From his early days as a senior structural engineer, through his experience as a professor, author, and IStructE fellow, to his current position leading global Oasys customer service and onboarding, Peter’s career offers a unique perspective on how the profession, and its tools, have evolved.
Image credit: Liz Dunford
Can you summarise your 25-year journey at Arup in one lesson about engineering judgement?
“Technology is a wonderful accelerator and facilitator to our work, but engineering judgement remains the keystone. Without it, things fall down. Despite all the hype, while their daily tasks and processes may change, the human remains at the core of engineering design.”
Was there a project or moment where you felt the profession “crossed a threshold” into a new digital era?
“I think that there have been several thresholds over the years. The first, and perhaps therefore the most significant, was in about 1960 when Arup started the first significant use of Finite Element Analysis (FEA) on the Sydney Opera House (SOH), as well as taking the first steps in parametric design (on the SOH glass walls).
Since my career started, I have seen the widespread introduction of Computer Aided Drawing (CAD) in the late 80s/early 90s to replace the drawing boards, Building Information Modelling (BIM) in the mid/late 90s, and parametric modelling (also in the 90s). It did take several years for all these aspects to ‘bed in’ and be widely accepted in the industry.
While we have been talking about AI in construction for a decade or more, it is only in the last few years that serious interest and exploration of application has been seen in the general profession; I am looking forward to seeing what impact it will have on design and construction.”
What’s something you’re proud of from your time supporting engineers globally?
“I have been fascinated by the Sagrada Família basilica in Barcelona for decades and it was a great privilege to support the Arup engineers using Oasys GSA on the project. They were modelling the thrust lines of post-tensioned masonry used on the towers and façade, which conventional wisdom says cannot be done. Yet, they did it. It shows what a versatile tool GSA is in the hands of expert engineers.”
What did we gain and risk when engineering went digital?
“Engineering requires a lot of calculations, from figuring out the forces and moments on a structure, to determining what sections or reinforcement is needed to make the structure both safe and economic. Computers are mathematical machines, that can not only perform calculations perfectly, but also considerably faster than we could ever dream of doing.
In addition, FEA programs, such as GSA, are general purpose algorithms that can analyse a huge range of structural types.

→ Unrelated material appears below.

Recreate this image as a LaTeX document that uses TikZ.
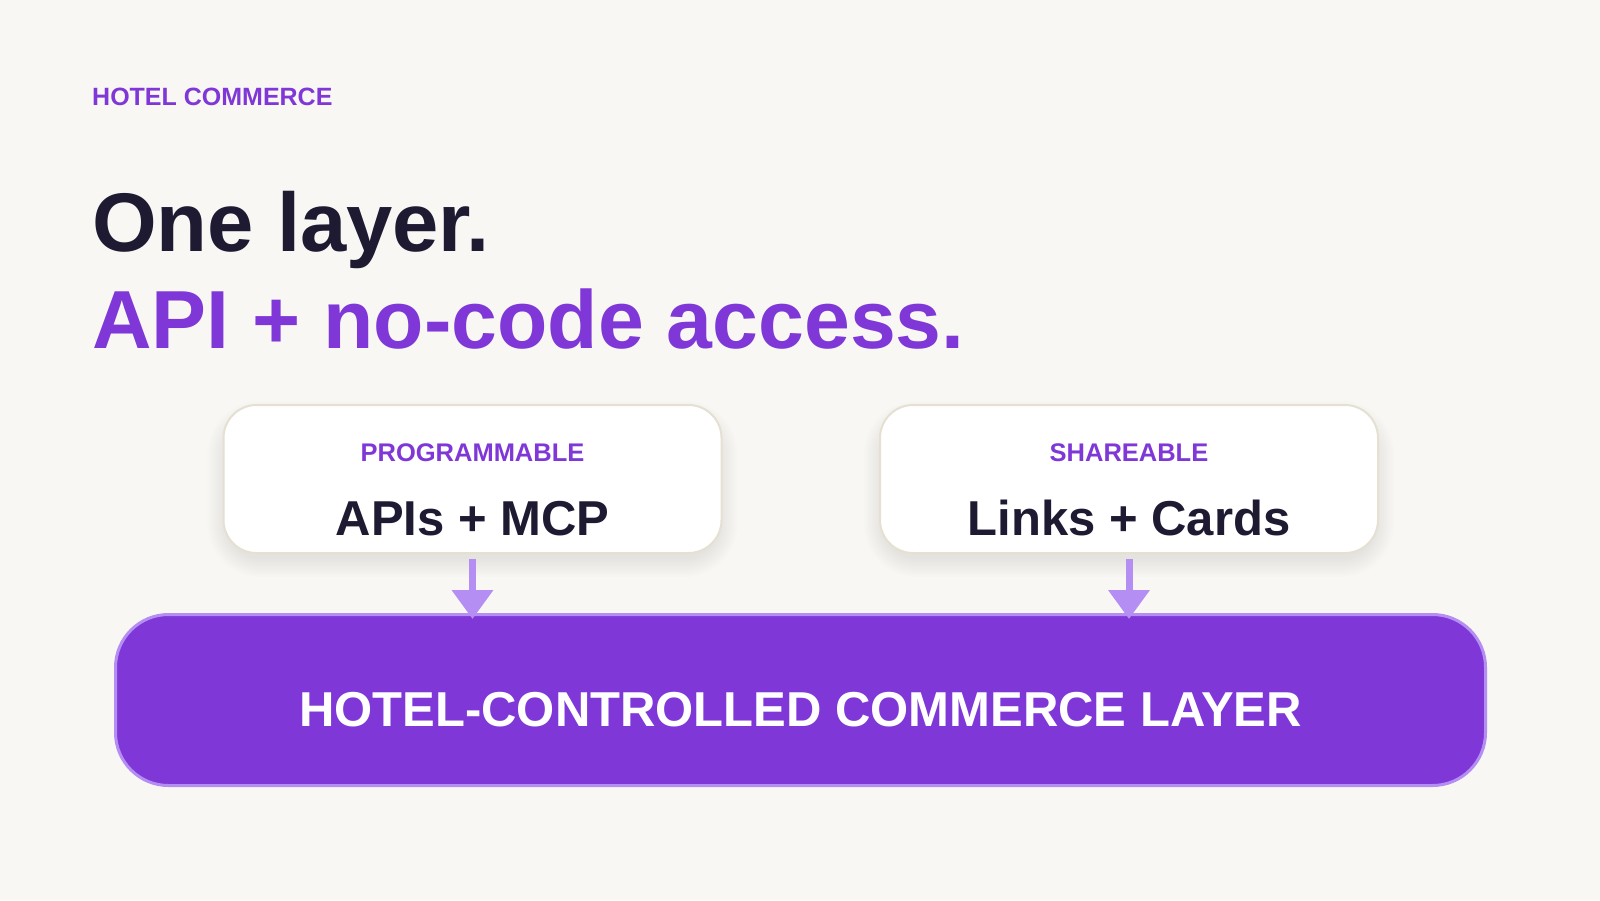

This means that you do not need particular formulas for particular structural forms.
With hand calculations, you must understand the structural behaviour before you start otherwise you do not know which formulas to use. Because this knowledge is not essential to running digital calculations, there is the risk that young engineers forget that the understanding is essential for them to validate and verify their model and its outputs.”

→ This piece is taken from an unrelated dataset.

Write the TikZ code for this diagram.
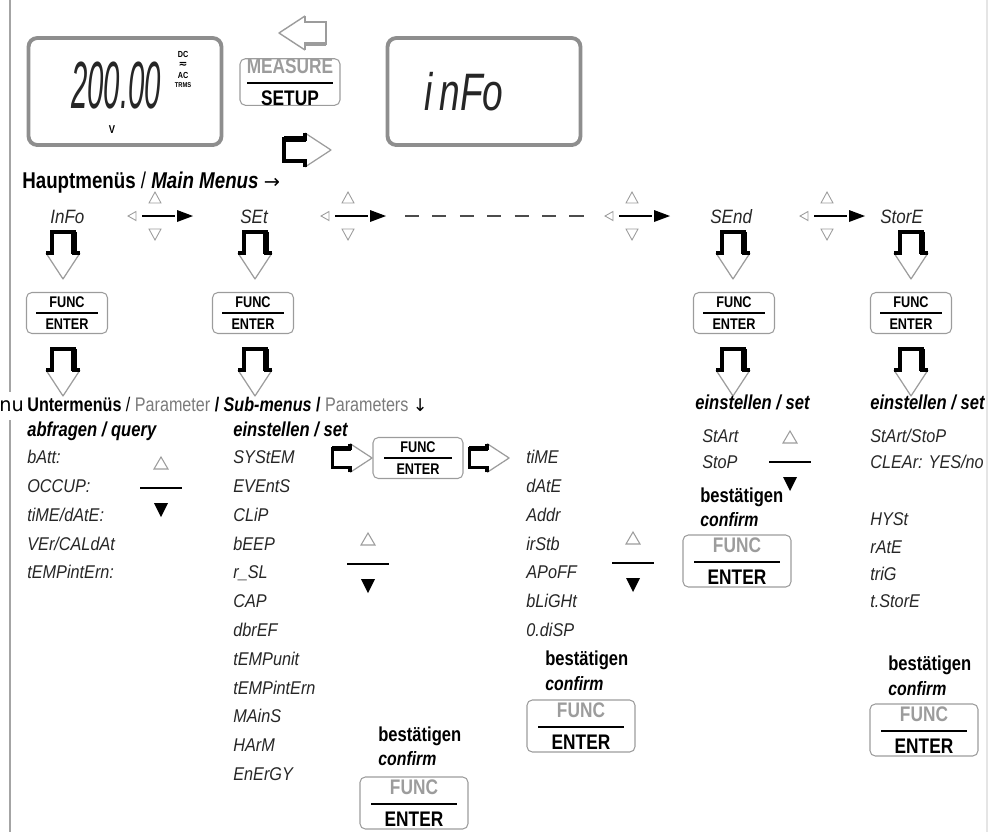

What do you think a modern structural engineer must understand about numerical methods to use software responsibly?
“The first crucial thing that engineers must understand about numerical methods is their particular limitations: what the programs do not do. Then they can judge whether the program is valid for addressing their design requirement. They might do this by understanding the underlying mathematics or by understanding the principles (quantitative or qualitative, if you like). For example: if the displacements or stresses are large then you need a nonlinear analysis, or a buckling analysis if compression is significant.
You also need to ensure that your model is valid for the analysis. Static analyses may need element releases to be included while dynamic analyses can require them to be excluded. Nonlinear analyses will include material nonlinearity if you specify nonlinear materials. Support stiffnesses might have a significant impact on the results. And so on: the list is large and the engineer needs to be aware of what their analysis question and method needs of them.”
When you look ahead to the next 50 years, what changes do you expect and hope for in everyday structural workflows?
“Looking back over the last 50 years, when structural engineering computer usage was minimal and expensive, programmed by punched cards, few graphical outputs, no internet and no mobile devices, to today, I can confidently predict that the changes over the next fifty years will be much more. The rate of technological change is accelerating, so change is the new normal.
It is also good to remember that structural engineering is naturally conservative: people’s lives depend on what we design, so safety is our top priority. We also recognise that lives and wellbeing depend on us putting the brakes on climate change, and the construction industry is a major contributor to CO2 emissions.”